While other school board candidates have labeled the current school board’s public expression of differences as counter-productive and embarrassing, Leffel says that she doesn’t fully agree. Leffel said that she doesn’t necessarily see the tension that has occurred between the current school board members as all bad.

“I understand the need for harmony and compromise” Leffel said. “I also believe that there needs to be more collaboration between the school board and the school administration. That said, we have to allow for debate. Everything can’t always be sweet and harmonious.”




  1. Dapper Dan Man says:

    Finally…a candidate for my district that’s solid and understands schools and how they work. Best of luck, Mrs. Leffel!

  2. IBO’s annual membership fee for the Diploma programme rose to $10,500 for 2011-12. For all fees associated with IB, please see:


    AP is a much better option for American public schools.

    • Elizabeth says:

      Why? Because the tests are easier and we can pat ourselves on the back on how brillant our students are at spitting back rote facts? Or because we won’t have to see how miserably we compare to the rest of the world on a test that requires thought and analysis, not to mention actual work. If she is really interested in looking at the facts and doing what is best for the students, that is fantastic.

  3. Naked Truth says:

    Great, another candidate on the side of IB program. Even though she sees there are issues with IB. Looks like more our or tax dollars are going to waste. AP is so much better for our students.

    • Slow Lane says:

      Where did she say she was in support of the program? Reading is fundamental….

      • Mr Mister says:

        “The IB program seems like a good program with lots of benefits for students” Leffel observed. “I’d like to see a risk- benefit analysis performed on IB versus AP. Because the IB program seems to be having problems I am concerned that it is at risk of being cut. I’m trying to get ahead of the learning curve on this topic but I don’t have my head around it yet.”

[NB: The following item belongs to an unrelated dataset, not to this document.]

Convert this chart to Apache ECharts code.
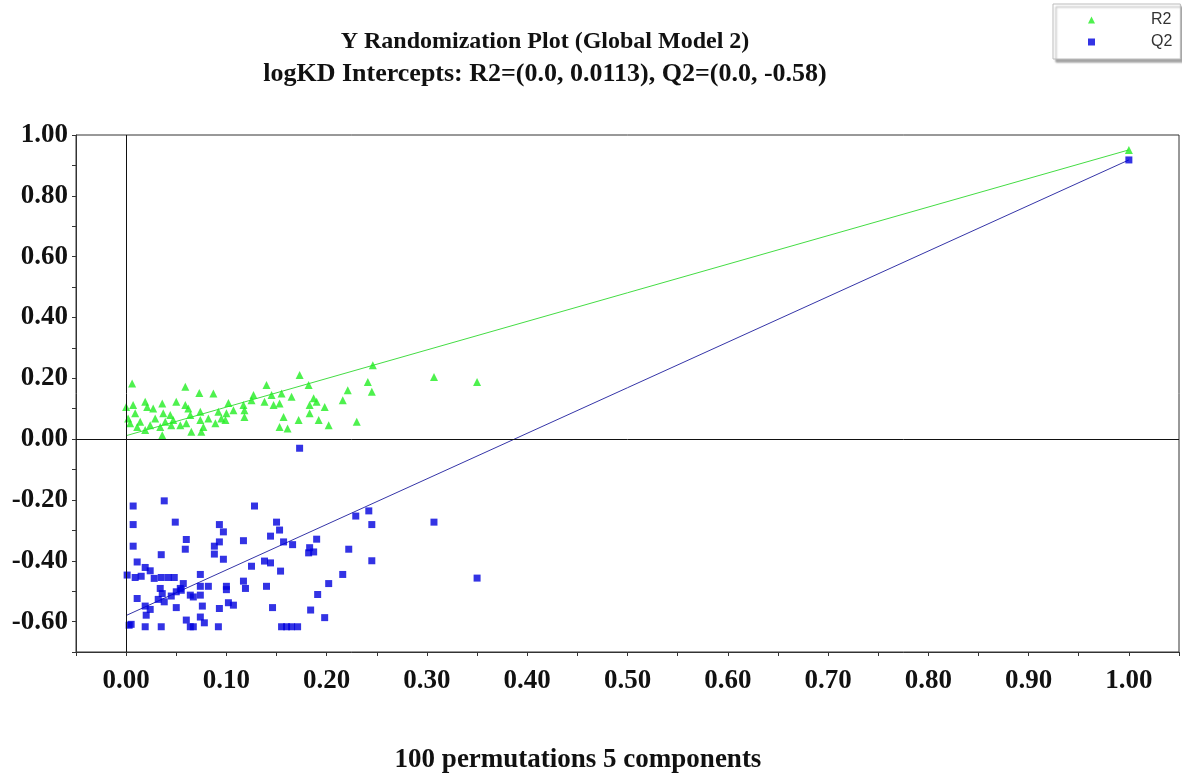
<!DOCTYPE html>
<html>
<head>
<meta charset="utf-8">
<title>Y Randomization Plot</title>
<script src="https://cdn.jsdelivr.net/npm/echarts@6/dist/echarts.min.js"></script>
<style>
  html, body { margin: 0; padding: 0; background: #fff; }
  #chart { width: 1182px; height: 776px; }
</style>
</head>
<body>
<div id="chart"></div>
<script>
// R2 of each permuted model, [correlation, R2]
const r2Points = [
  [0.006, 0.183], [0.000, 0.106], [0.007, 0.112], [0.002, 0.068], [0.004, 0.052],
  [0.009, 0.085], [0.011, 0.040], [0.019, 0.123], [0.021, 0.106], [0.014, 0.057],
  [0.019, 0.030], [0.024, 0.046], [0.027, 0.101], [0.029, 0.068], [0.036, 0.117],
  [0.037, 0.085], [0.034, 0.040], [0.036, 0.013], [0.039, 0.057], [0.044, 0.079],
  [0.045, 0.046], [0.050, 0.123], [0.047, 0.063], [0.054, 0.046], [0.059, 0.172],
  [0.059, 0.112], [0.062, 0.101], [0.064, 0.079], [0.060, 0.052], [0.065, 0.024],
  [0.073, 0.152], [0.074, 0.090], [0.074, 0.063], [0.077, 0.040], [0.075, 0.024],
  [0.082, 0.068], [0.087, 0.150], [0.089, 0.052], [0.092, 0.090], [0.095, 0.068],
  [0.099, 0.063], [0.102, 0.119], [0.100, 0.085], [0.107, 0.095], [0.117, 0.112],
  [0.118, 0.095], [0.118, 0.073], [0.127, 0.145], [0.125, 0.128], [0.138, 0.123],
  [0.140, 0.178], [0.145, 0.145], [0.147, 0.112], [0.153, 0.117], [0.155, 0.150],
  [0.157, 0.073], [0.153, 0.040], [0.161, 0.035], [0.165, 0.139], [0.173, 0.211],
  [0.172, 0.063], [0.182, 0.178], [0.183, 0.112], [0.187, 0.134], [0.183, 0.085],
  [0.190, 0.123], [0.192, 0.063], [0.198, 0.106], [0.202, 0.046], [0.216, 0.128],
  [0.221, 0.161], [0.230, 0.057], [0.241, 0.188], [0.245, 0.156], [0.246, 0.243],
  [0.307, 0.204], [0.350, 0.188], [1.000, 0.951]
]

// Q2 of each permuted model, [correlation, Q2]
const q2Points = [
  [0.007, -0.220], [0.038, -0.203], [0.007, -0.281], [0.007, -0.352], [0.011, -0.404],
  [0.001, -0.447], [0.009, -0.455], [0.015, -0.451], [0.019, -0.422], [0.024, -0.433],
  [0.028, -0.458], [0.035, -0.455], [0.042, -0.455], [0.048, -0.455], [0.035, -0.380],
  [0.049, -0.273], [0.034, -0.491], [0.036, -0.508], [0.011, -0.524], [0.032, -0.527],
  [0.038, -0.535], [0.045, -0.516], [0.050, -0.502], [0.054, -0.491], [0.057, -0.475],
  [0.055, -0.497], [0.019, -0.549], [0.024, -0.560], [0.020, -0.579], [0.003, -0.612],
  [0.005, -0.609], [0.019, -0.617], [0.035, -0.617], [0.050, -0.554], [0.060, -0.330],
  [0.059, -0.362], [0.060, -0.595], [0.064, -0.617], [0.067, -0.617], [0.064, -0.513],
  [0.067, -0.519], [0.074, -0.445], [0.074, -0.484], [0.074, -0.513], [0.076, -0.549],
  [0.074, -0.585], [0.078, -0.604], [0.082, -0.484], [0.092, -0.617], [0.093, -0.557],
  [0.102, -0.538], [0.107, -0.546], [0.088, -0.352], [0.088, -0.378], [0.093, -0.338],
  [0.093, -0.281], [0.097, -0.305], [0.097, -0.395], [0.100, -0.484], [0.100, -0.495],
  [0.117, -0.334], [0.117, -0.467], [0.119, -0.491], [0.125, -0.418], [0.128, -0.220],
  [0.138, -0.401], [0.144, -0.407], [0.140, -0.484], [0.146, -0.554], [0.150, -0.273],
  [0.153, -0.299], [0.144, -0.319], [0.157, -0.338], [0.154, -0.434], [0.155, -0.617],
  [0.160, -0.617], [0.165, -0.617], [0.171, -0.617], [0.166, -0.347], [0.182, -0.374],
  [0.183, -0.357], [0.187, -0.371], [0.190, -0.329], [0.184, -0.562], [0.191, -0.511],
  [0.198, -0.587], [0.202, -0.475], [0.216, -0.445], [0.222, -0.362], [0.229, -0.253],
  [0.242, -0.236], [0.245, -0.281], [0.245, -0.400], [0.173, -0.030], [0.307, -0.273],
  [0.350, -0.457], [1.000, 0.918]
]

// regression lines: intercept at 0 to the unpermuted model at 1
const r2Line = [[0.0, 0.0113], [1.0, 0.951]]
const q2Line = [[0.0, -0.58], [1.0, 0.918]]

const titleText = 'Y Randomization Plot (Global Model 2)'
const subText = 'logKD Intercepts: R2=(0.0, 0.0113), Q2=(0.0, -0.58)'
const xName = '100 permutations 5 components'

const serif = '"Liberation Serif", "Times New Roman", serif'

const chart = echarts.init(document.getElementById('chart'))

chart.setOption({
  animation: false,
  backgroundColor: '#fff',
  title: [
    {
      text: titleText,
      left: 540,
      top: 25,
      textAlign: 'center',
      textStyle: { fontFamily: serif, fontWeight: 'bold', fontSize: 24, color: '#111' }
    },
    {
      text: subText,
      left: 540,
      top: 56,
      textAlign: 'center',
      textStyle: { fontFamily: serif, fontWeight: 'bold', fontSize: 26, color: '#111' }
    },
    {
      text: xName,
      left: 573,
      top: 742,
      textAlign: 'center',
      textStyle: { fontFamily: serif, fontWeight: 'bold', fontSize: 27, color: '#111' }
    }
  ],
  legend: {
    data: ['R2', 'Q2'],
    orient: 'vertical',
    left: 1053,
    top: 4,
    padding: [8, 8, 9, 35],
    itemGap: 6,
    itemWidth: 7,
    itemHeight: 7,
    backgroundColor: '#fff',
    borderColor: '#bbb',
    borderWidth: 1,
    shadowColor: 'rgba(0,0,0,0.35)',
    shadowBlur: 2,
    shadowOffsetX: 3,
    shadowOffsetY: 3,
    textStyle: {
      fontFamily: '"Liberation Sans", Arial, sans-serif',
      fontSize: 16,
      color: '#333',
      padding: [0, 0, 0, 51]
    }
  },
  grid: {
    left: 76,
    right: 2,
    top: 135,
    bottom: 124,
    show: true,
    borderColor: '#333',
    borderWidth: 1
  },
  xAxis: {
    type: 'value',
    min: -0.05,
    max: 1.05,
    interval: 0.05,
    axisLine: { onZero: false, lineStyle: { color: '#333', width: 1 } },
    axisTick: { show: true, length: 4, lineStyle: { color: '#333' } },
    splitLine: { show: false },
    axisLabel: {
      margin: 16,
      fontFamily: serif,
      fontWeight: 'bold',
      fontSize: 27,
      color: '#111',
      formatter: function (v) {
        const k = Math.round(v * 20)
        if (k < 0 || k > 20 || k % 2 !== 0) return ''
        return (k / 20).toFixed(2)
      }
    }
  },
  yAxis: {
    type: 'value',
    min: -0.7,
    max: 1.0,
    interval: 0.1,
    axisLine: { onZero: false, lineStyle: { color: '#333', width: 1 } },
    axisTick: { show: true, length: 4, lineStyle: { color: '#333' } },
    splitLine: { show: false },
    axisLabel: {
      margin: 8,
      fontFamily: serif,
      fontWeight: 'bold',
      fontSize: 27,
      color: '#111',
      formatter: function (v) {
        const k = Math.round(v * 10)
        if (k % 2 !== 0) return ''
        return ((k / 10) || 0).toFixed(2)
      }
    }
  },
  series: [
    {
      name: 'R2 fit',
      type: 'line',
      data: r2Line,
      symbol: 'none',
      silent: true,
      z: 1,
      lineStyle: { color: '#44dd44', width: 1 },
      markLine: {
        silent: true,
        symbol: 'none',
        label: { show: false },
        lineStyle: { color: '#111', width: 1, type: 'solid' },
        data: [{ xAxis: 0 }, { yAxis: 0 }]
      }
    },
    {
      name: 'Q2 fit',
      type: 'line',
      data: q2Line,
      symbol: 'none',
      silent: true,
      z: 1,
      lineStyle: { color: '#3535a8', width: 1 }
    },
    {
      name: 'R2',
      type: 'scatter',
      data: r2Points,
      symbol: 'triangle',
      symbolSize: 8,
      z: 3,
      itemStyle: { color: '#22ee22' }
    },
    {
      name: 'Q2',
      type: 'scatter',
      data: q2Points,
      symbol: 'rect',
      symbolSize: 7,
      z: 3,
      itemStyle: { color: '#0000dd' }
    }
  ]
})
</script>
</body>
</html>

        Where? Why would she be concerned if IB was being cut? The election is a couple of months from now. Where does she stand on the whole IB vs AP? Is she planning on being a figure-head, just going with the flow?
        “get ahead of the learning curve”? A little late for that now isn’t it? How long have the people of Clarke been debating this topic? And NOW she wants to look into this? If she was for AP, she would have said so, I would assume. She didn’t. Or is this typical politician CYA? I guess if she runs unopposed she really doesn’t have to say where she stands on any issues. How convenient. Sounds like she fits right in.

        • Slow Lane says:

          “I guess if she runs unopposed she really doesn’t have to say where she stands on any issues. How convenient. Sounds like she fits right in”

          Sounds like you’re running for school board. Glad to have the commitment to your community.

  4. Dapper Dan Man says:

    IB and AP are not mutually exclusive programs.

    • True, but one costs a heckuva lot more than the other.

      • Doesn’t matter. If the IB program were fully implemented as it could (and, perhaps, should) be, we’d see much more tangible results. However, if the money isn’t put there for staff training, up-to-date resources, and all…it don’t matter what initials are in place (IB, AP, etc.)…the program will not be able to reach the kids it’s supposed to reach as effectively as it could. I think it’s great that she wants to look at both programs; that was a fair answer, and she certainly has the education background to both ask the question and dig for the answers. What’s your story, Mr. Mister?

  5. letemplay says:

    When is the last day for people to apply for candidacy? still think RRB will sneek in at last minute!

  6. Tony Parrott says:

    Sounds like a candidate willing to do her home work an “advocate for kids”; that’s a concept I can agree with. Sounds like a good candidate to me!
    But as I can see we are going to turn this into an AP/IB complaint section.

    • Mr Mister says:

      I would think the the homework would have been completed by now! The election is a couple months away. This is my concern.

      • Tony Parrott says:

        I disagree, the homework is never done. I don’t think there is anything wrong with having an opinion but still willing to look at all the facts before you come to judgment.
        Also I find it funny (not really) that people can be negative about a person running for SB that wants to advocate for children. Isn’t it supposed to be about children?

  7. Mr Mister says:

    Isn’t it supposed to be about children?

    It sure is and she hasn’t gotten her head around the IB vs AP issue. How is that good for the children? It ‘s a shame she is running unopposed. All she has to do is show up. Come on Tony, give her a clue.

    • Tony Parrott says:

      Ok, so who really has their head around AP vs. IB? Do you have all the answers? If so please share.
      I looked at this in great detail some years ago and it wasn’t an easy decision then or now.

      Demanding program? Both of them are demanding and are considered advanced courses. Colleges look at several things when applying and one of them is did you take “very demanding classes” based on what your school offers. Both IB and AP are considered very demanding.

      College credits? Depending on the college you may get credit for your IB or AP course. Yes, more colleges overall accept AP over IB for credit. For IB credits you will most likely have to have the HL IB class and score 4-5, I believe, in order to receive credit. For me personally the college credit is not the big push. I want a program that gets you ready for college. Credits are a nicety. If it was all about the credit I would go dual enrollment.

      Cost? If you were starting from scratch, AP would be less expensive for the school district. IB is like a club and you must purchase a membership. IB also has requirements around formal teacher training; AP does not. Both have testing cost and IB also requires a registration fee. In the old days the school district picked up the cost now the parents do.

      Diploma program? IB offers one and AP doesn’t. For the IB diploma you must to take the IB courses. Clarke is different than most districts as you are not required to go for the diploma. You can take the class and work toward a certificate. Because AP doesn’t have a diploma program you can take whichever one you like so if you are strong in math and not in English you can pick your better subject.

      Moving from IB to AP would have a financial impact as well as an impact on kids currently taking IB. You would have to pay for both during the transition or simply cut off the kids currently in the program and say “Too bad so sad”. You could also cut off funding, wait for enrollment to go down or kill because of a lack of qualified teaches and it dies on its own very slowly effecting several years of Clarke County graduates. Let’s face it; funding is not going to be there to run both programs for several years. To me the right choice between the two is the one that impacts the kids the least. So what would be your plan?

      Also if you want more information I found a very good report on this very subject: Advanced Placement and International Baccalaureate. Do They Deserve Gold Star Status? November 2007 Just like any report I’m sure people will dispute the findings but it was pretty non bias to me.